§ **STATED TASK**:
Leaving out the pictures, retype all the material exactly.

§ **PROVIDED MATERIAL**:

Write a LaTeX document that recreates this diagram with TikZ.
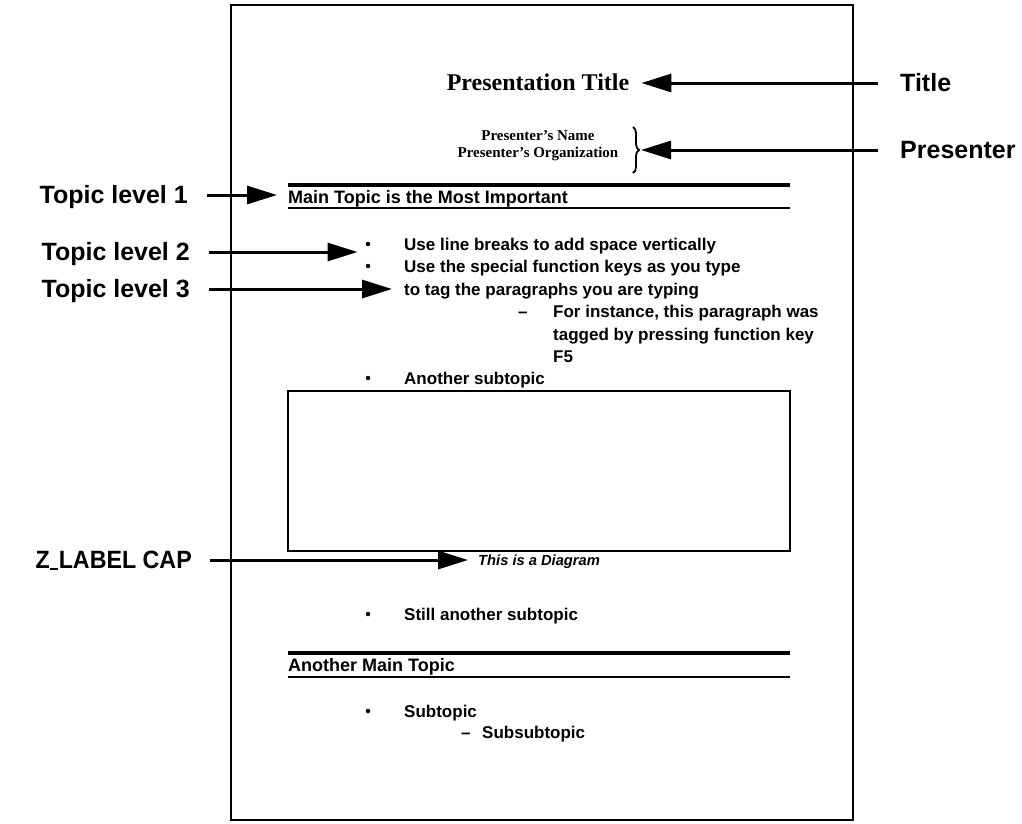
\documentclass[tikz,border=0pt]{standalone}
\usepackage{graphicx}
\usepackage{fontspec}
\setmainfont{Liberation Serif}
\setsansfont{Liberation Sans}
\usetikzlibrary{arrows.meta,decorations.pathreplacing}

\begin{document}
\begin{tikzpicture}[x=1pt,y=-1pt,
  txt/.style={inner sep=0pt, anchor=west, text depth=0pt},
  side/.style={txt, text height=17.9pt, font=\sffamily\bfseries\fontsize{25}{29}\selectfont},
  body/.style={txt, text height=12.2pt, font=\sffamily\bfseries\fontsize{17}{20}\selectfont},
  head/.style={txt, text height=12.9pt, font=\sffamily\bfseries\fontsize{18}{21}\selectfont},
  capfont/.style={txt, text height=10.5pt, font=\sffamily\bfseries\itshape\fontsize{14.7}{17}\selectfont},
  titlefont/.style={txt, anchor=center, text height=15.9pt, font=\rmfamily\bfseries\fontsize{24}{28}\selectfont},
  namefont/.style={txt, anchor=center, text height=9.9pt, font=\rmfamily\bfseries\fontsize{15}{18}\selectfont},
  pointer/.style={line width=3pt, -{Triangle[length=30pt,width=18pt]}},
  dot/.style={circle, fill, inner sep=0pt, minimum size=4.5pt},
  heavyrule/.style={line width=3.5pt},
  lightrule/.style={line width=1.3pt},
  pagebox/.style={line width=2.5pt},
]
\useasboundingbox (0,0) rectangle (1022,823);

% the page
\draw[pagebox] (231,5) rectangle (853,820);

% title block
\node[titlefont] (ptitle) at (538,83) {Presentation Title};
\node[namefont] (pname) at (538,136) {Presenter’s Name};
\node[namefont] (porg) at (538,153) {Presenter’s Organization};
\coordinate (brtop) at (633,127);
\coordinate (brbot) at (633,173);
\coordinate (brtip) at (641,150);
\draw[decorate, decoration={brace, amplitude=6pt}, line width=1.8pt] (brtop) -- (brbot);

% labels on the right
\node[side] (ltitle) at (900,83) {Title};
\node[side] (lpres) at (900,150) {Presenter};
\draw[pointer, shorten <=22pt, shorten >=12pt] (ltitle.west) -- (ptitle.east);
\draw[pointer, shorten <=22pt] (lpres.west) -- (brtip);

% first main topic
\draw[heavyrule] (288,185) -- (790,185);
\node[head] (mt1) at (288,197) {Main Topic is the Most Important};
\draw[lightrule] (288,208) -- (790,208);

% subtopics
\node[dot] (b1) at (368,244) {};
\node[body] (t1) at (404,244) {Use line breaks to add space vertically};
\node[dot] (b2) at (368,266) {};
\node[body] (t2) at (404,266) {Use the special function keys as you type};
\node[body] (t3) at (404,289) {to tag the paragraphs you are typing};
\node[body] (d1) at (518,311) {–};
\node[body] (t4) at (553,311) {For instance, this paragraph was};
\node[body] (t5) at (553,334) {tagged by pressing function key};
\node[body] (t6) at (553,356) {F5};
\node[dot] (b3) at (368,378) {};
\node[body] (t7) at (404,378) {Another subtopic};

% diagram frame and caption
\draw[lightrule] (288,391) rectangle (790,551);
\node[capfont] (cap) at (478,560) {This is a Diagram};

\node[dot] (b4) at (368,614) {};
\node[body] (t8) at (404,614) {Still another subtopic};

% second main topic
\draw[heavyrule] (288,653) -- (790,653);
\node[head] (mt2) at (288,665) {Another Main Topic};
\draw[lightrule] (288,677) -- (790,677);
\node[dot] (b5) at (368,711) {};
\node[body] (t9) at (404,711) {Subtopic};
\node[body] (d2) at (461,732) {–};
\node[body] (t10) at (482,732) {Subsubtopic};

% labels on the left
\node[side, anchor=east] (l1) at (188,195) {Topic level 1};
\node[side, anchor=east] (l2) at (190,252) {Topic level 2};
\node[side, anchor=east] (l3) at (190,289) {Topic level 3};
\node[side, anchor=east] (lcap) at (192,560)
  {\scalebox{0.93}[1]{Z\kern0.5pt\rule[-1.5pt]{8pt}{2.2pt}\kern1pt LABEL CAP}};
\draw[pointer, shorten <=19pt, shorten >=11pt] (l1.east) -- (l1.east -| mt1.west);
\draw[pointer, shorten <=19pt, shorten >=8pt] (l2.east) -- (l2.east -| b1.west);
\draw[pointer, shorten <=19pt, shorten >=12pt] (l3.east) -- (l3.east -| t3.west);
\draw[pointer, shorten <=18pt, shorten >=10pt] (lcap.east) -- (lcap.east -| cap.west);
\end{tikzpicture}
\end{document}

§ **RESULT**:
Write a LaTeX document that recreates this diagram with TikZ.
\documentclass[tikz,border=0pt]{standalone}
\usepackage{graphicx}
\usepackage{fontspec}
\setmainfont{Liberation Serif}
\setsansfont{Liberation Sans}
\usetikzlibrary{arrows.meta,decorations.pathreplacing}

\begin{document}
\begin{tikzpicture}[x=1pt,y=-1pt,
  txt/.style={inner sep=0pt, anchor=west, text depth=0pt},
  side/.style={txt, text height=17.9pt, font=\sffamily\bfseries\fontsize{25}{29}\selectfont},
  body/.style={txt, text height=12.2pt, font=\sffamily\bfseries\fontsize{17}{20}\selectfont},
  head/.style={txt, text height=12.9pt, font=\sffamily\bfseries\fontsize{18}{21}\selectfont},
  capfont/.style={txt, text height=10.5pt, font=\sffamily\bfseries\itshape\fontsize{14.7}{17}\selectfont},
  titlefont/.style={txt, anchor=center, text height=15.9pt, font=\rmfamily\bfseries\fontsize{24}{28}\selectfont},
  namefont/.style={txt, anchor=center, text height=9.9pt, font=\rmfamily\bfseries\fontsize{15}{18}\selectfont},
  pointer/.style={line width=3pt, -{Triangle[length=30pt,width=18pt]}},
  dot/.style={circle, fill, inner sep=0pt, minimum size=4.5pt},
  heavyrule/.style={line width=3.5pt},
  lightrule/.style={line width=1.3pt},
  pagebox/.style={line width=2.5pt},
]
\useasboundingbox (0,0) rectangle (1022,823);

% the page
\draw[pagebox] (231,5) rectangle (853,820);

% title block
\node[titlefont] (ptitle) at (538,83) {Presentation Title};
\node[namefont] (pname) at (538,136) {Presenter’s Name};
\node[namefont] (porg) at (538,153) {Presenter’s Organization};
\coordinate (brtop) at (633,127);
\coordinate (brbot) at (633,173);
\coordinate (brtip) at (641,150);
\draw[decorate, decoration={brace, amplitude=6pt}, line width=1.8pt] (brtop) -- (brbot);

% labels on the right
\node[side] (ltitle) at (900,83) {Title};
\node[side] (lpres) at (900,150) {Presenter};
\draw[pointer, shorten <=22pt, shorten >=12pt] (ltitle.west) -- (ptitle.east);
\draw[pointer, shorten <=22pt] (lpres.west) -- (brtip);

% first main topic
\draw[heavyrule] (288,185) -- (790,185);
\node[head] (mt1) at (288,197) {Main Topic is the Most Important};
\draw[lightrule] (288,208) -- (790,208);

% subtopics
\node[dot] (b1) at (368,244) {};
\node[body] (t1) at (404,244) {Use line breaks to add space vertically};
\node[dot] (b2) at (368,266) {};
\node[body] (t2) at (404,266) {Use the special function keys as you type};
\node[body] (t3) at (404,289) {to tag the paragraphs you are typing};
\node[body] (d1) at (518,311) {–};
\node[body] (t4) at (553,311) {For instance, this paragraph was};
\node[body] (t5) at (553,334) {tagged by pressing function key};
\node[body] (t6) at (553,356) {F5};
\node[dot] (b3) at (368,378) {};
\node[body] (t7) at (404,378) {Another subtopic};

% diagram frame and caption
\draw[lightrule] (288,391) rectangle (790,551);
\node[capfont] (cap) at (478,560) {This is a Diagram};

\node[dot] (b4) at (368,614) {};
\node[body] (t8) at (404,614) {Still another subtopic};

% second main topic
\draw[heavyrule] (288,653) -- (790,653);
\node[head] (mt2) at (288,665) {Another Main Topic};
\draw[lightrule] (288,677) -- (790,677);
\node[dot] (b5) at (368,711) {};
\node[body] (t9) at (404,711) {Subtopic};
\node[body] (d2) at (461,732) {–};
\node[body] (t10) at (482,732) {Subsubtopic};

% labels on the left
\node[side, anchor=east] (l1) at (188,195) {Topic level 1};
\node[side, anchor=east] (l2) at (190,252) {Topic level 2};
\node[side, anchor=east] (l3) at (190,289) {Topic level 3};
\node[side, anchor=east] (lcap) at (192,560)
  {\scalebox{0.93}[1]{Z\kern0.5pt\rule[-1.5pt]{8pt}{2.2pt}\kern1pt LABEL CAP}};
\draw[pointer, shorten <=19pt, shorten >=11pt] (l1.east) -- (l1.east -| mt1.west);
\draw[pointer, shorten <=19pt, shorten >=8pt] (l2.east) -- (l2.east -| b1.west);
\draw[pointer, shorten <=19pt, shorten >=12pt] (l3.east) -- (l3.east -| t3.west);
\draw[pointer, shorten <=18pt, shorten >=10pt] (lcap.east) -- (lcap.east -| cap.west);
\end{tikzpicture}
\end{document}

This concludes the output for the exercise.